The student asked some other questions too but I have forgotten them.  Maybe I wasn’t paying attention.  And again in the discussion that followed many students said they felt very emotionally connected to their cell phones and that when they forgot them at home or misplaced them they felt lost, even anxious.

While the next student set up her oral report—she was having technical problems—the student next to me show me her Iphone.  I have to say that was one impressive phone; you could spend all day poking at that thing—texting friends, or checking the weather, or finding out what happened to Brittany on her big day, or seeing what time it is in Hong Kong.

She could check her email too with that phone, and in a couple of clicks pulled up the email I had sent to the whole class reminding them on what was on tap for that day.

I have to ponder this some more, but for that moment I felt deeply out of it.

Text

According to one study, young people, also called teens, are writing more than ever what with email and text messaging.  Well, they are using letters—I mean to say the characters of the alphabet—to communicate, though some might argue this doesn’t constitute writing, since this form of communication doesn’t lend itself to the complete sentence…Necessarily….

So I talked with my students about this text messaging thing, and learned about something called Blackberry Thumb.  This is where you go to a doctor complaining about an ache in your thumb and he says do you have a Blackberry.  Because at one time the Blackberry had its wheel on the side and people were thumbing that wheel so much they were getting carpel tunnel of the thumb.  So it became known as Blackberry thumb even though most cases of it now arise from thumbing text messages.

Apparently this thumbing is going on all the time all over the place.  I asked one student how many text messages she had received while sitting there in my class.  She acted a little defensive saying she had put her phone away upon entering the class; so I said I was just interested and could she tell me anyway.  So she looked at her phone and said she had received 5 text messages while sitting in my class and one email. From her mother.

So when I was sitting with one group of students discussing topics for their research papers (one person was going to write about text messaging), I asked, how come so much text messaging and not phoning.  Well, first text messaging was silent, so you could pretty much do it anywhere without anybody noticing, as for instance in a large lecture class, or surreptitiously under the desk in my class.  But with phoning, well, you have to talk out loud and people could pretty easily detect a person doing that in lecture or class.

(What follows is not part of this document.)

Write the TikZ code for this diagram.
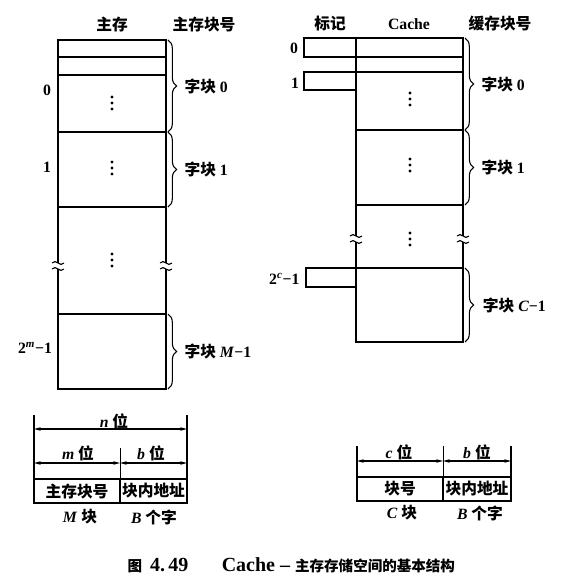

Also they just didn’t like they phone, and why was that I wondered?  Because, one person said, with the phone you have to talk to people.  Naturally, I had some trouble following that line of reasoning, but they explained like with the phone it’s immediate.  If somebody talks on the phone, you have to talk back.  But with text messaging you just send the message, and wait to see if the person texts something back.  And then you can text back if you want to or not, or take the time to think a bit about what to text back or not—and you can do it when you feel like it, unlike the phone which is pretty insistent.

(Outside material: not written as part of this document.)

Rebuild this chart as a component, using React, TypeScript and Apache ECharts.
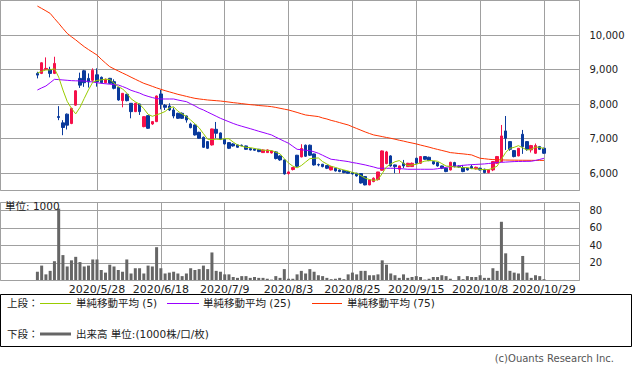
import React, { useEffect, useRef } from 'react';
import * as echarts from 'echarts';

const dates = [
  '2020/5/8','2020/5/11','2020/5/12','2020/5/13','2020/5/14','2020/5/15','2020/5/18','2020/5/19','2020/5/20','2020/5/21',
  '2020/5/22','2020/5/25','2020/5/26','2020/5/27','2020/5/28','2020/5/29','2020/6/1','2020/6/2','2020/6/3','2020/6/4',
  '2020/6/5','2020/6/8','2020/6/9','2020/6/10','2020/6/11','2020/6/12','2020/6/15','2020/6/16','2020/6/17','2020/6/18',
  '2020/6/19','2020/6/22','2020/6/23','2020/6/24','2020/6/25','2020/6/26','2020/6/29','2020/6/30','2020/7/1','2020/7/2',
  '2020/7/3','2020/7/6','2020/7/7','2020/7/8','2020/7/9','2020/7/10','2020/7/13','2020/7/14','2020/7/15','2020/7/16',
  '2020/7/17','2020/7/20','2020/7/21','2020/7/22','2020/7/27','2020/7/28','2020/7/29','2020/7/30','2020/7/31','2020/8/3',
  '2020/8/4','2020/8/5','2020/8/6','2020/8/7','2020/8/11','2020/8/12','2020/8/13','2020/8/14','2020/8/17','2020/8/18',
  '2020/8/19','2020/8/20','2020/8/21','2020/8/24','2020/8/25','2020/8/26','2020/8/27','2020/8/28','2020/8/31','2020/9/1',
  '2020/9/2','2020/9/3','2020/9/4','2020/9/7','2020/9/8','2020/9/9','2020/9/10','2020/9/11','2020/9/14','2020/9/15',
  '2020/9/16','2020/9/17','2020/9/18','2020/9/23','2020/9/24','2020/9/25','2020/9/28','2020/9/29','2020/9/30','2020/10/1',
  '2020/10/2','2020/10/5','2020/10/6','2020/10/7','2020/10/8','2020/10/9','2020/10/12','2020/10/13','2020/10/14','2020/10/15',
  '2020/10/16','2020/10/19','2020/10/20','2020/10/21','2020/10/22','2020/10/23','2020/10/26','2020/10/27','2020/10/28','2020/10/29',
];

// [open, close, low, high]
const ohlc = [
  [8890,8840,8745,8936],[8890,9197,8870,9210],[9005,9034,8990,9353],[9005,8890,8774,9081],[8890,9179,8870,9372],
  [7640,7614,7536,7942],[7458,7324,7101,7536],[7710,7391,7266,7730],[7440,7875,7420,7900],[7971,8385,7950,8400],
  [8745,8550,8470,8911],[8965,8620,8500,8990],[8745,8640,8480,8890],[8690,8980,8650,9036],[8850,8650,8506,9036],
  [8776,8621,8600,8800],[8621,8718,8600,8740],[8747,8602,8580,8760],[8650,8458,8429,8718],[8486,8120,8100,8500],
  [8101,8313,7908,8320],[8284,8101,8080,8300],[8024,7783,7590,8030],[7783,8024,7770,8040],[8004,7783,7686,8010],
  [7349,7638,7330,7650],[7667,7301,7280,7680],[7426,7494,7400,7510],[7494,8236,7480,8250],[8294,7995,7850,8409],
  [7966,7908,7830,8004],[7947,7831,7800,8024],[7831,7657,7590,7900],[7735,7590,7570,7750],[7735,7590,7570,7760],
  [7657,7542,7465,7670],[7426,7320,7300,7465],[7397,7108,7090,7410],[7185,7012,7000,7200],[7041,6751,6730,7060],
  [6915,6722,6700,6930],[6819,7282,6800,7290],[7272,7156,7010,7484],[7166,6983,6960,7180],[6983,6848,6830,7000],
  [6886,6722,6700,6900],[6848,6790,6770,6870],[6819,6751,6740,6830],[6810,6800,6780,6830],[6790,6693,6680,6800],
  [6713,6674,6660,6720],[6703,6665,6650,6720],[6693,6626,6610,6700],[6597,6674,6590,6690],[6597,6674,6590,6690],
  [6588,6646,6570,6660],[6617,6425,6400,6640],[6501,6385,6360,6520],[6385,5980,5960,6400],[5990,6037,5960,6050],
  [6107,6164,6080,6180],[6521,6202,6180,6530],[6472,6715,6460,6840],[6811,6492,6470,6830],[6811,6521,6500,6830],
  [6558,6240,6220,6570],[6250,6240,6200,6280],[6260,6192,6170,6270],[6221,6144,6120,6230],[6096,6192,6080,6200],
  [6144,6067,6050,6150],[6096,6048,6030,6110],[6076,6019,6000,6090],[6048,6000,5990,6060],[6019,5980,5960,6030],
  [6000,5922,5900,6010],[5990,5718,5700,6000],[5903,5662,5650,5920],[5662,5807,5650,5820],[5758,5855,5740,5880],
  [5816,6037,5790,6040],[6086,6646,6070,6660],[6280,6617,6260,6646],[6501,6211,6190,6520],[6240,6192,6000,6250],
  [6115,6211,6000,6220],[6288,6211,6144,6385],[6192,6288,6180,6300],[6192,6288,6180,6310],[6433,6288,6270,6450],
  [6288,6482,6270,6490],[6482,6404,6390,6490],[6462,6366,6350,6480],[6337,6269,6250,6350],[6308,6211,6190,6320],
  [6211,6144,6120,6220],[6144,6048,6030,6150],[6096,6317,6080,6330],[6308,6192,6170,6330],[6200,6180,6160,6230],
  [6163,6048,6030,6240],[6144,6096,6080,6150],[6192,6144,6120,6250],[6125,6173,6110,6190],[6144,6096,6080,6160],
  [6115,6019,6000,6130],[6019,6096,6000,6110],[6096,6337,6060,6350],[6288,6482,6280,6500],[6337,7079,6320,7397],
  [7224,7012,6674,7657],[6915,6693,6650,6930],[6655,6482,6460,6670],[6501,6722,6490,6730],[7127,6771,6560,7253],
  [6915,6693,6650,6930],[6674,6800,6600,6820],[6578,6800,6560,6860],[6771,6693,6680,6790],[6722,6578,6560,6740],
];

const ma5 = [
  8900,8950,8990,8990,9028,8783,8408,8080,7877,7718,
  7905,8164,8414,8635,8688,8702,8722,8714,8610,8504,
  8442,8319,8155,8068,8001,7866,7706,7648,7690,7733,
  7787,7893,7925,7796,7715,7642,7540,7430,7314,7147,
  6983,6975,6985,6979,6998,6998,6900,6819,6782,6751,
  6742,6717,6692,6666,6663,6657,6609,6561,6422,6295,
  6205,6156,6222,6324,6421,6434,6442,6337,6267,6202,
  6167,6129,6094,6065,6023,5994,5928,5857,5818,5793,
  5812,5993,6184,6265,6332,6366,6286,6223,6238,6257,
  6311,6350,6366,6362,6346,6279,6208,6198,6182,6176,
  6157,6167,6132,6128,6111,6106,6106,6144,6206,6403,
  6601,6721,6750,6798,6736,6672,6694,6757,6751,6713,
];

const ma25 = [
  8409,8470,8525,8620,8718,8710,8700,8690,8680,8675,
  8672,8670,8655,8640,8620,8602,8590,8578,8566,8554,
  8510,8460,8400,8360,8320,8265,8225,8190,8160,8149,
  8149,8149,8149,8120,8095,8072,8010,7950,7880,7831,
  7770,7710,7650,7590,7540,7490,7440,7397,7360,7325,
  7290,7253,7215,7180,7145,7108,7045,6985,6925,6867,
  6780,6693,6680,6665,6655,6620,6578,6520,6460,6404,
  6390,6370,6355,6337,6310,6290,6265,6240,6210,6180,
  6144,6144,6144,6144,6144,6135,6125,6115,6115,6115,
  6115,6115,6115,6115,6130,6150,6170,6192,6205,6215,
  6228,6240,6248,6255,6262,6269,6282,6295,6308,6315,
  6322,6330,6337,6340,6342,6344,6346,6370,6400,6433,
];

const ma75 = [
  10839,10770,10700,10627,10480,10340,10190,10048,9950,9860,
  9760,9663,9580,9500,9422,9300,9190,9084,9020,8960,
  8900,8843,8780,8720,8660,8602,8560,8515,8470,8429,
  8390,8355,8320,8284,8255,8225,8195,8168,8150,8135,
  8120,8110,8100,8090,8075,8060,8043,8030,8015,8000,
  7985,7975,7960,7950,7940,7927,7905,7880,7855,7831,
  7795,7760,7722,7686,7670,7655,7640,7600,7570,7530,
  7500,7465,7430,7397,7345,7295,7245,7195,7150,7108,
  7085,7060,7035,7012,6985,6955,6930,6900,6875,6848,
  6815,6785,6755,6720,6690,6660,6630,6597,6585,6570,
  6560,6545,6530,6480,6433,6420,6405,6395,6390,6385,
  6382,6380,6378,6376,6375,6374,6373,6372,6372,6372,
];

// volume, unit 1000
const volume = [
  10,17,7,11,22,82,29,16,23,27,
  21,16,17,24,24,12,9,18,16,12,
  10,24,8,14,14,8,17,16,38,14,
  8,9,10,8,5,8,14,12,13,17,
  13,32,11,10,7,7,4,3,5,5,
  3,4,3,3,2,1,5,3,13,2,
  2,7,11,8,13,10,6,5,3,1.5,
  2,3,1.5,7,9,7,11,11,6,6,
  7,23,18,8,6,3,7,3,4,5,
  4,1,2,4,4,6,5,2,0,5,
  1.5,5,4,4,6,3,3,14,11,67,
  31,11,9,8,28,9,3,6,5,1.5,
];

const labelDates = ['2020/5/28','2020/6/18','2020/7/9','2020/8/3','2020/8/25','2020/9/15','2020/10/8','2020/10/29'];

const PAD_BEFORE = 8;
const PAD_AFTER = 7;
const STEP = 4.2571;
const DATA_LEFT = 3.34;
const FONT = "'DejaVu Sans', 'Noto Sans CJK JP', sans-serif";
const GRID = '#a0a0a0';
const RED = '#f5104a';
const BLUE = '#0a3a9c';
const C_MA5 = '#99cc00';
const C_MA25 = '#9900ff';
const C_MA75 = '#ff3300';

export default function App() {
  const ref = useRef<HTMLDivElement>(null);
  useEffect(() => {
    document.body.style.margin = '0';
    const chart = echarts.init(ref.current as HTMLDivElement, null, { renderer: 'svg' });
    const categories = [
      ...Array.from({ length: PAD_BEFORE }, (_, k) => `pre${k}`),
      ...dates,
      ...Array.from({ length: PAD_AFTER }, (_, k) => `post${k}`),
    ];
    const padded = (arr: any[]) => [
      ...Array(PAD_BEFORE).fill('-'),
      ...arr,
      ...Array(PAD_AFTER).fill('-'),
    ];
    const dataWidth = (categories.length - 1) * STEP;
    const showAt = (_i: number, v: string) => labelDates.includes(v);
    const legendText = (x: number, y: number, text: string) => ({
      type: 'text', x, y, silent: true,
      style: { text, fill: '#222', font: `10.5px ${FONT}`, textVerticalAlign: 'middle' },
    });
    const legendLine = (x1: number, x2: number, y: number, color: string, w: number) => ({
      type: 'line', silent: true,
      shape: { x1, y1: y, x2, y2: y },
      style: { stroke: color, lineWidth: w },
    });
    const hiddenValueX = (gridIndex: number) => ({ type: 'value', gridIndex, show: false, min: 0, max: 1, splitLine: { show: false } });
    const yLabel = {
      margin: 10, fontSize: 10, color: '#222', fontFamily: FONT,
      showMinLabel: false, showMaxLabel: false,
      formatter: (v: number) => v.toLocaleString('en-US'),
    };

    chart.setOption({
      animation: false,
      grid: [
        { left: 0.5, top: 0.5, width: 579, height: 190 },
        { left: DATA_LEFT, top: 0.5, width: dataWidth, height: 190 },
        { left: 0.5, top: 202.5, width: 579, height: 78 },
        { left: DATA_LEFT, top: 202.5, width: dataWidth, height: 78 },
      ],
      xAxis: [
        hiddenValueX(0),
        {
          type: 'category', gridIndex: 1, data: categories, boundaryGap: false,
          axisLine: { show: false }, axisTick: { show: false }, axisLabel: { show: false },
          splitLine: { show: true, interval: showAt, lineStyle: { color: GRID, width: 1 } },
        },
        hiddenValueX(2),
        {
          type: 'category', gridIndex: 3, data: categories, boundaryGap: false,
          axisLine: { show: false }, axisTick: { show: false },
          axisLabel: { show: true, interval: showAt, fontSize: 11, color: '#222', fontFamily: FONT, margin: 3 },
          splitLine: { show: true, interval: showAt, lineStyle: { color: GRID, width: 1 } },
        },
      ],
      yAxis: [
        {
          type: 'value', gridIndex: 0, position: 'right', min: 5500, max: 11000, splitNumber: 5,
          axisLine: { show: false },
          axisTick: { show: true, length: 6, lineStyle: { color: GRID } },
          axisLabel: yLabel,
          splitLine: { show: true, lineStyle: { color: GRID, width: 1 } },
        },
        { type: 'value', gridIndex: 1, min: 5500, max: 11000, show: false },
        {
          type: 'value', gridIndex: 2, position: 'right', min: 0, max: 89, splitNumber: 5,
          axisLine: { show: false },
          axisTick: { show: true, length: 6, lineStyle: { color: GRID } },
          axisLabel: yLabel,
          splitLine: { show: true, lineStyle: { color: GRID, width: 1 } },
        },
        { type: 'value', gridIndex: 3, min: 0, max: 89, show: false },
      ],
      series: [
        {
          name: 'price', type: 'candlestick', xAxisIndex: 1, yAxisIndex: 1,
          data: padded(ohlc), barWidth: 3,
          itemStyle: { color: RED, color0: BLUE, borderColor: RED, borderColor0: BLUE, borderWidth: 1 },
        },
        {
          name: '単純移動平均 (75)', type: 'line', xAxisIndex: 1, yAxisIndex: 1, data: padded(ma75),
          showSymbol: false, symbol: 'none', lineStyle: { color: C_MA75, width: 1 },
        },
        {
          name: '単純移動平均 (25)', type: 'line', xAxisIndex: 1, yAxisIndex: 1, data: padded(ma25),
          showSymbol: false, symbol: 'none', lineStyle: { color: C_MA25, width: 1 },
        },
        {
          name: '単純移動平均 (5)', type: 'line', xAxisIndex: 1, yAxisIndex: 1, data: padded(ma5),
          showSymbol: false, symbol: 'none', lineStyle: { color: C_MA5, width: 1 },
        },
        {
          name: '出来高', type: 'bar', xAxisIndex: 3, yAxisIndex: 3, data: padded(volume),
          barWidth: 3, itemStyle: { color: '#666666' },
        },
      ],
      graphic: [
        { type: 'rect', silent: true, z: 10, shape: { x: 0.5, y: 0.5, width: 579, height: 190 }, style: { fill: 'none', stroke: GRID, lineWidth: 1 } },
        { type: 'rect', silent: true, z: 10, shape: { x: 0.5, y: 202.5, width: 579, height: 78 }, style: { fill: 'none', stroke: GRID, lineWidth: 1 } },
        { type: 'text', x: 5, y: 206, silent: true, z: 11, style: { text: '単位: 1000', fill: '#222', font: `10.5px ${FONT}`, textVerticalAlign: 'middle' } },
        { type: 'rect', silent: true, shape: { x: 0.5, y: 294.5, width: 631, height: 52 }, style: { fill: 'none', stroke: '#000', lineWidth: 1 } },
        legendText(7, 303, '上段：'),
        legendLine(40, 71, 303.5, C_MA5, 1),
        legendText(76, 303, '単純移動平均 (5)'),
        legendLine(167, 199, 303.5, C_MA25, 1),
        legendText(203, 303, '単純移動平均 (25)'),
        legendLine(312, 342, 303.5, C_MA75, 1),
        legendText(347, 303, '単純移動平均 (75)'),
        legendText(7, 334, '下段：'),
        legendLine(40, 71, 334, '#666666', 3),
        legendText(76, 334, '出来高 単位:(1000株/口/枚)'),
        { type: 'text', x: 614, y: 358, silent: true, style: { text: '(c)Ouants Research Inc.', fill: '#555', font: `10px ${FONT}`, textAlign: 'right', textVerticalAlign: 'middle' } },
      ],
    });
    return () => chart.dispose();
  }, []);
  return <div ref={ref} style={{ width: 633, height: 373 }} />;
}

Yea, somebody said, you could have a text message conversation going on all day long with somebody, and you could break up with boy friend that way too, one said—a day long text message break up.  Yeah, that’s right, others nodded knowingly.

So for all I know a goodly number of the students in front of me are engaged in multiple text messaging conversations while I am up there trying to command their attention.  Somebody could be breaking up with a boyfriend or girlfriend right there in my class right in front of me. 

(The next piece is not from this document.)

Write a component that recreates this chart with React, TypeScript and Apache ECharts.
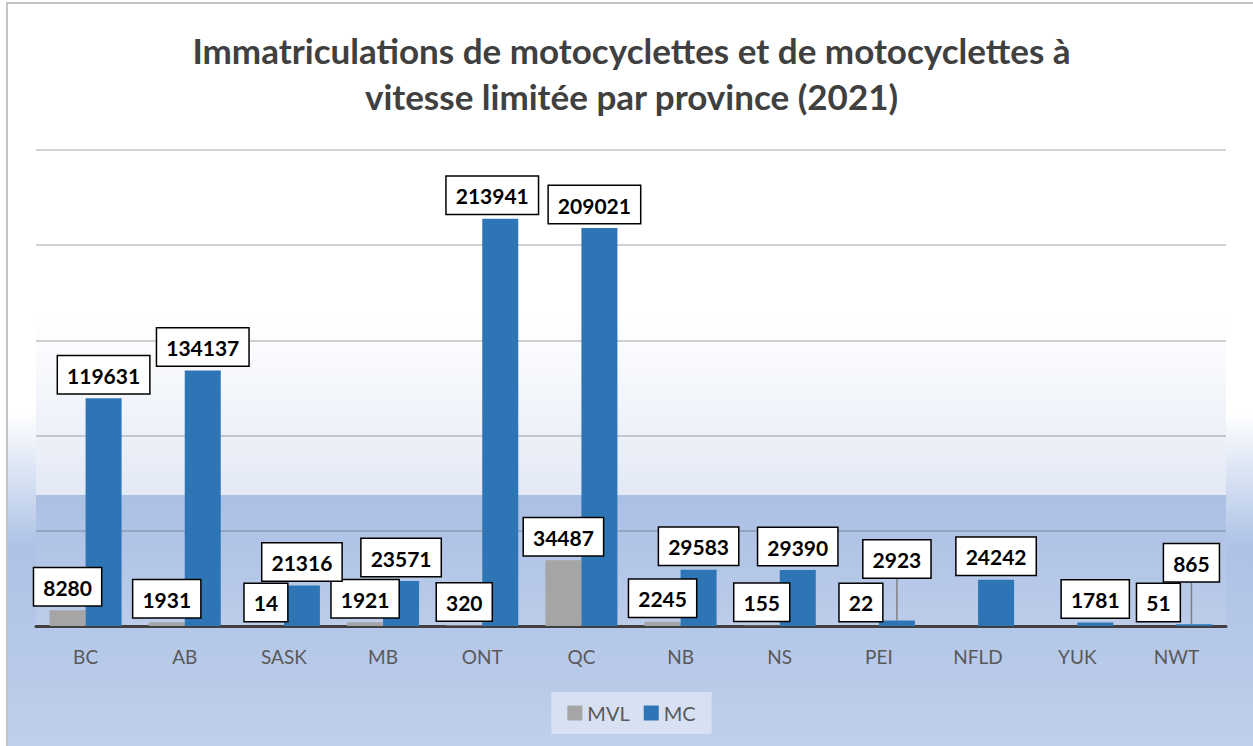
import React, { useEffect, useRef } from "react";
import * as echarts from "echarts";

const categories = ["BC", "AB", "SASK", "MB", "ONT", "QC", "NB", "NS", "PEI", "NFLD", "YUK", "NWT"];
const mvl: (number | null)[] = [8280, 1931, 14, 1921, 320, 34487, 2245, 155, 22, null, null, 51];
const mc: number[] = [119631, 134137, 21316, 23571, 213941, 209021, 29583, 29390, 2923, 24242, 1781, 865];
const seriesNames = ["MVL", "MC"];
const leaderIdx = [8, 11];
const titleText = "Immatriculations de motocyclettes et de motocyclettes à\nvitesse limitée par province (2021)";

export default function App() {
  const ref = useRef<HTMLDivElement>(null);
  useEffect(() => {
    if (!ref.current) return;
    const chart = echarts.init(ref.current, undefined, { renderer: "svg" });
    const font = "Lato, 'Open Sans', sans-serif";
    const labelBox = {
      show: true,
      position: "top" as const,
      distance: 5,
      color: "#000",
      fontFamily: font,
      fontWeight: "bold" as const,
      fontSize: 21,
      lineHeight: 22,
      backgroundColor: "#fff",
      borderColor: "#000",
      borderWidth: 1.5,
      padding: [8, 9, 7, 9],
    };
    const mcData = mc.map((v, i) =>
      leaderIdx.includes(i)
        ? { value: v, labelLine: { show: true, lineStyle: { color: "#808080", width: 1.5 } } }
        : { value: v }
    );
    chart.setOption({
      animation: false,
      backgroundColor: new echarts.graphic.LinearGradient(0, 0, 0, 1, [
        { offset: 0, color: "#ffffff" },
        { offset: 0.55, color: "#ffffff" },
        { offset: 0.73, color: "#adc2e6" },
        { offset: 1, color: "#c0cfeb" },
      ]),
      title: {
        text: titleText,
        left: "center",
        top: 18,
        textStyle: {
          fontFamily: font,
          fontWeight: "bold",
          fontSize: 35,
          lineHeight: 46,
          color: "#404040",
        },
      },
      legend: {
        data: seriesNames,
        bottom: 14,
        left: "center",
        icon: "rect",
        itemWidth: 15,
        itemHeight: 15,
        itemGap: 14,
        padding: [11, 16],
        backgroundColor: "rgba(255,255,255,0.4)",
        textStyle: { fontFamily: font, fontSize: 20, color: "#595959" },
      },
      grid: {
        show: true,
        left: 28,
        width: 1190,
        top: 146,
        bottom: 122,
        borderWidth: 0,
        backgroundColor: new echarts.graphic.LinearGradient(0, 0, 0, 1, [
          { offset: 0, color: "#ffffff" },
          { offset: 0.35, color: "#ffffff" },
          { offset: 0.724, color: "#e3e9f5" },
          { offset: 0.725, color: "#abc0e5" },
          { offset: 1, color: "#bccce9" },
        ]),
      },
      xAxis: {
        type: "category",
        data: categories,
        axisLine: { show: true, lineStyle: { color: "#404040", width: 3 } },
        axisTick: { show: false },
        axisLabel: { fontFamily: font, fontSize: 19, color: "#595959", margin: 21 },
      },
      yAxis: {
        type: "value",
        min: 0,
        max: 250000,
        interval: 50000,
        axisLabel: { show: false },
        axisLine: { show: false },
        axisTick: { show: false },
        splitLine: { lineStyle: { color: "rgba(80,80,80,0.35)", width: 1.5 } },
      },
      series: [
        {
          name: seriesNames[0],
          type: "bar",
          data: mvl,
          barWidth: 36,
          barGap: "0%",
          itemStyle: { color: "#a5a5a5" },
          label: labelBox,
        },
        {
          name: seriesNames[1],
          type: "bar",
          data: mcData,
          barWidth: 36,
          itemStyle: { color: "#2e75b6" },
          label: labelBox,
          labelLine: { show: false },
          labelLayout: (p: any) => {
            if (p.dataIndex === 8) return { dy: -38 };
            if (p.dataIndex === 11) return { dy: -38, dx: -3 };
            if (p.dataIndex === 4) return { dx: -8 };
            if (p.dataIndex === 5) return { dx: -5 };
            return {};
          },
        },
      ],
    });
    return () => chart.dispose();
  }, []);
  return (
    <div style={{ position: "absolute", left: 0, top: 0, width: 1253, height: 746, background: "#fff", overflow: "hidden" }}>
      <div style={{ position: "absolute", left: 6, top: 2, borderLeft: "2px solid #c4c4c4", borderTop: "2px solid #c4c4c4" }}>
        <div ref={ref} style={{ width: 1247, height: 744 }} />
      </div>
    </div>
  );
}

Now that “text” is a verb, I wonder what its past tense is.  “Texted”?

Student Evaluations

Every quarter in the last week of classes, I get this email saying come pick up your student evaluations. This term “student evaluations”—come to think of it—is sort of misleading since it would seem to imply that students are the ones being evaluated.  But, no, student evaluations are actually evaluations by the students of their teacher.  So they should be called “teacher evaluation” since that’s what they really are. 

 Where I work, these come in two forms: statistical and narrative.  In the narratives, students are supposed to write something about the class, the teacher, and the content of the course. I don’t know why these are called “narratives” since students never write anything approximating a narrative.  They just state an opinion or make an observation or two.

As regards the statistical part, students fill out a scant Ron sheet with two questions on it:

Rank the Instructor

Rank the Course

As accordingly:

Excellent

Very Good

Good

Fair

Poor

Next quarter I will get an email saying the results of your statistical scores are in your mailbox.  So I will go over there and find these sheets with numbers on them; the little black marks that students have put down have been digitized, I guess one would say, and turned into numbers that tell me whether I have scored at the average for all of the sections of the courses I taught or above the average and by how much or below the average and by how much.

I have been getting these “scores” for over 30 years and they still freak me out every time I have to go over to the mailroom and look at them.  The whole business seems vaguely dehumanizing.  Like that bathing beauty contest in the Miss America Pageant, or as if somebody has put me into the American Idol Contest.  And I sure wouldn’t want to be in that contest.  It’s not about who wins but all the people who are humiliated in the process of proclaiming as the winner the person who has been least humiliated.

I am embarrassed and ashamed that I even care about these damn numbers.  Even when they are good numbers I am not really happy; I just heave a sign of relief—well, that’s over for now.  Anyway, I handed out those forms this week and the students filled them out and stuck them in a big yellow envelope, and now the office then and next quarter I will get his email saying the scores are in my box.  And I will feel humiliated all over again, because, you know, it is humiliating.

 

Last Day of Class

All of a sudden it’s 74 degrees.  The rise in temperature, along with the change in the clock, which has completely screwed up my body clock, has reduced me to a tepid pool of inertia.  My brain is a puddle, a dark back water for whatever the hell is going on in my unconscious these days.
 

Part of whatever that is has to do with the end of classes.  I am no good at closure.  Closure?  What the hell is that?  I mean at the end of my classes I feel sort of sad and depleted.  After all I have been meeting with these people in my classes for ten weeks; I have had email exchanges with many no matter how mundane or trivial, and some not so mundane and trivial, but about deaths in the family and suing doctors for malpractice or having to go to court themselves for various reasons, or becoming deathly ill and throwing up all night, or getting the pink eye, or having their computer suddenly die and go blue screen—with all their work disappearing into some digital void.  So I have come to know these people a little bit—and then the last day of class comes around, they go out the door to wherever it is they might be going, and I am not likely to hear from them again.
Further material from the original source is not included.